The two prepositional phrases that conclude the verse are carefully delimited. The first, bên ʾîš lĕʾištô ('between a man and his wife'), summarizes vv. 6–8 and 10–15, which address the married woman's vows. The second, bên-ʾāḇ lĕḇittô binʿurêhā bêt ʾāḇîhā ('between a father and his daughter, while she is in her youth in her father's house'), summarizes vv. 3–5. The additional qualifying phrase binʿurêhā bêt ʾāḇîhā is crucial: the father's authority is not perpetual but situational, limited to the period when the daughter is young and residing in his household. Once she marries, authority transfers to her husband (vv. 6–8); if she is widowed or divorced, she regains full autonomy (v. 9). The legislation thus balances authority with accountability, agency with order, personal piety with communal structure. The summary verse encapsulates this balance, framing the entire discourse as divinely ordained statute governing the intersection of individual vows and household relationships.

The closing formula of Numbers 30 reminds us that even the most intimate relational dynamics—husband and wife, father and daughter—are not outside the scope of divine instruction. Yahweh's statutes reach into the household, not to stifle personal devotion but to order it within the covenant community, ensuring that vows made to God are honored and that authority is exercised with accountability.

Yahweh — The LSB renders the tetragrammaton as 'Yahweh' rather than 'the LORD,' preserving the personal covenant name of Israel's God. In this summary verse, the use of the divine name underscores that these vow regulations are not cultural customs but covenant law given by Israel's covenant Lord. The authority of husband and father is derivative, grounded in and accountable to Yahweh's own authority. This translation choice highlights the theocentric foundation of all human authority structures in Israel.

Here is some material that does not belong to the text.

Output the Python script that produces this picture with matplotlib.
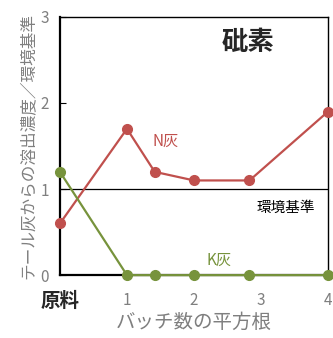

Statutes — The LSB translates ḥuqqîm as 'statutes' rather than 'decrees' or 'ordinances,' maintaining consistency with its rendering throughout the Pentateuch. The term denotes fixed, prescribed regulations that carry divine authority. By using 'statutes,' the LSB emphasizes the formal, legal character of the vow legislation—these are not suggestions or cultural norms but binding covenant stipulations. The word choice reinforces the gravity of the subject matter: vows made to Yahweh and the household structures that govern them are matters of covenantal law, not private preference.